3. You also can’t avoid Marvel and its muddleheaded mayhem in the current cinema, a soul-battering bummer. But there do exist little oases floating past the aesthetic carnage, attractive indie films like the raunchy, uproarious “Zola” and my latest favorite, “The Worst Person in the World.” 

The grabby title is slyly misleading in this dark rom-com drama about a young woman who skitters between jobs and lovers while surfing life’s foibles. Joachim Trier’s prickly Norwegian charmer, ablaze with insinuating characters and sexy anecdote, is told in 12 fluid chapters, led by endearing star Renate Reinsve, who won best actress at Cannes for her intricate portrayal of a woman in flux.

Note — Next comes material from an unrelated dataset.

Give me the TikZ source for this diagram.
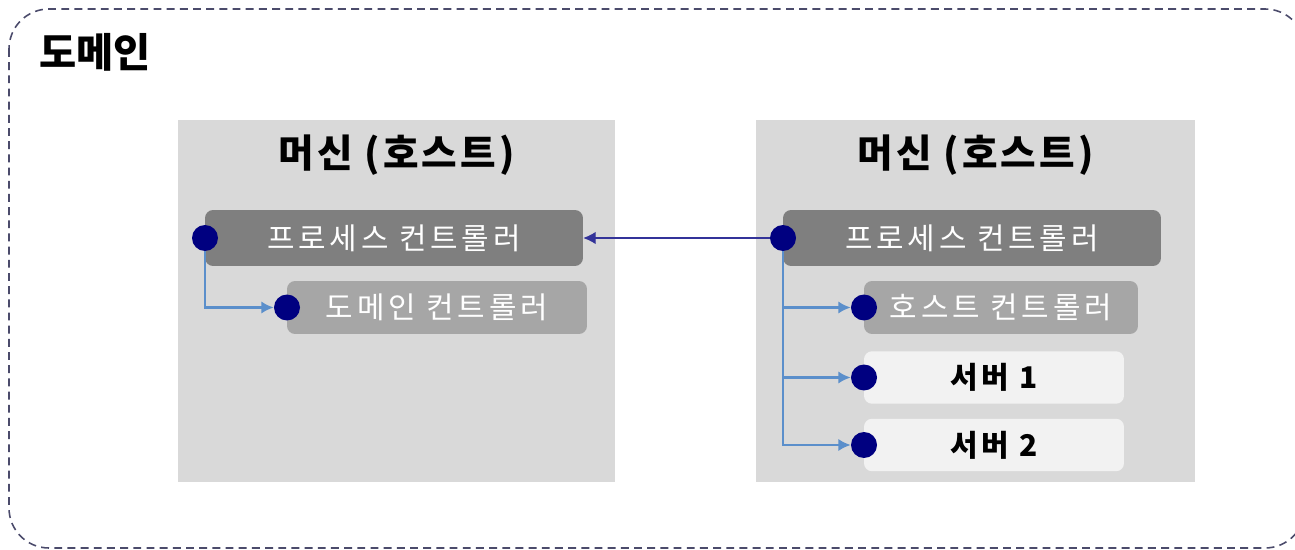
\documentclass[tikz,border=0pt]{standalone}
\usepackage{fontspec}
\setmainfont{Noto Sans CJK KR}
\newfontfamily\spacedtext[LetterSpace=13]{Noto Sans CJK KR}
\newfontfamily\spacedtitle[LetterSpace=8]{Noto Sans CJK KR}
\usetikzlibrary{arrows.meta}
\definecolor{hostfill}{HTML}{D9D9D9}
\definecolor{pcfill}{HTML}{7F7F7F}
\definecolor{ctlfill}{HTML}{A6A6A6}
\definecolor{srvfill}{HTML}{F2F2F2}
\definecolor{dotnavy}{HTML}{000080}
\definecolor{connblue}{HTML}{5B8FCB}
\definecolor{borderline}{HTML}{4B4B6B}
\begin{document}
\begin{tikzpicture}[x=0.02cm, y=-0.02cm,
	hostbox/.style={fill=hostfill, inner sep=0pt, minimum height=7.24cm},
	pcbox/.style={fill=pcfill, rounded corners=0.16cm, text=white, minimum width=7.56cm, minimum height=1.12cm, font=\spacedtext\fontsize{17}{20}\selectfont},
	ctlbox/.style={fill=ctlfill, rounded corners=0.16cm, text=white, minimum height=1.06cm, font=\spacedtext\fontsize{17}{20}\selectfont},
	srvbox/.style={fill=srvfill, rounded corners=0.16cm, minimum width=5.2cm, minimum height=1.05cm, font=\spacedtext\bfseries\fontsize{17}{20}\selectfont},
	hosttitle/.style={font=\spacedtitle\bfseries\fontsize{22}{26}\selectfont},
	dotnode/.style={circle, fill=dotnavy, inner sep=0pt, minimum size=0.52cm},
	conn/.style={draw=connblue, line width=1.2pt, -{Latex[length=7pt, width=7pt]}},
	link/.style={draw=dotnavy!80, line width=0.6pt, -{Latex[length=7pt, width=7pt]}}]
	\useasboundingbox (0,0) rectangle (1295,550);
	\draw[borderline, line width=0.9pt, dash pattern=on 4.5pt off 3pt, rounded corners=0.8cm](9,9) rectangle (1305,548);
	\node[font=\bfseries\fontsize{23}{27}\selectfont](domain) at (95,52){도메인};
	\node[hostbox, minimum width=8.74cm](hostL) at (396.5,301){};
	\node[hostbox, minimum width=8.78cm](hostR) at (975.5,301){};
	\node[hosttitle](titleL) at (396.5,155){머신 (호스트)};
	\node[hosttitle](titleR) at (975.5,155){머신 (호스트)};
	\node[pcbox](procL) at (394,238){프로세스 컨트롤러};
	\node[pcbox](procR) at (972,238){프로세스 컨트롤러};
	\node[ctlbox, minimum width=6cm](domctl) at (437,307.5){도메인 컨트롤러};
	\node[ctlbox, minimum width=5.48cm](hostctl) at (1001,307.5){호스트 컨트롤러};
	\node[srvbox](srv1) at (994,377.5){서버 1};
	\node[srvbox](srv2) at (994,445){서버 2};
	\node[dotnode](dprocL) at (205,238){};
	\node[dotnode](ddomctl) at (287,307.5){};
	\node[dotnode](dprocR) at (783,238){};
	\node[dotnode](dhostctl) at (864,307.5){};
	\node[dotnode](dsrv1) at (864,377.5){};
	\node[dotnode](dsrv2) at (864,445){};
	\draw[conn](dprocL) |- (ddomctl);
	\draw[conn](dprocR) |- (dhostctl);
	\draw[conn](dprocR) |- (dsrv1);
	\draw[conn](dprocR) |- (dsrv2);
	\draw[link](dprocR) -- (procL.east);
\end{tikzpicture}
\end{document}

Hardly the worst person in the world, she’s a millennial supernova.

4. Ottessa Moshfegh’s new novel “Lapvona” is grossing out reviewers with its blithe violence and panoramic depravity. (Is Moshfegh the worst person in the world?) The medieval fable, set in a village rife with plague and other misfortunes, is earning wildly mixed reviews, many of them lashing in their displeasure, even from fans of Moshfegh’s previous dark fictions (“Eileen,” “Homesick for Another World”). 

I’m a fan as well, and I’m steeling for a rough ride. I’m only on page nine, and here’s a verbal taste: “disemboweled” “heads of the dead,” “a bone sticking out through the flesh,” “animal excrement.” (Page nine.) The book, in all its gloppy mucus and viscera, came out this week — which makes it the perfect summer beach read. You heard it here first.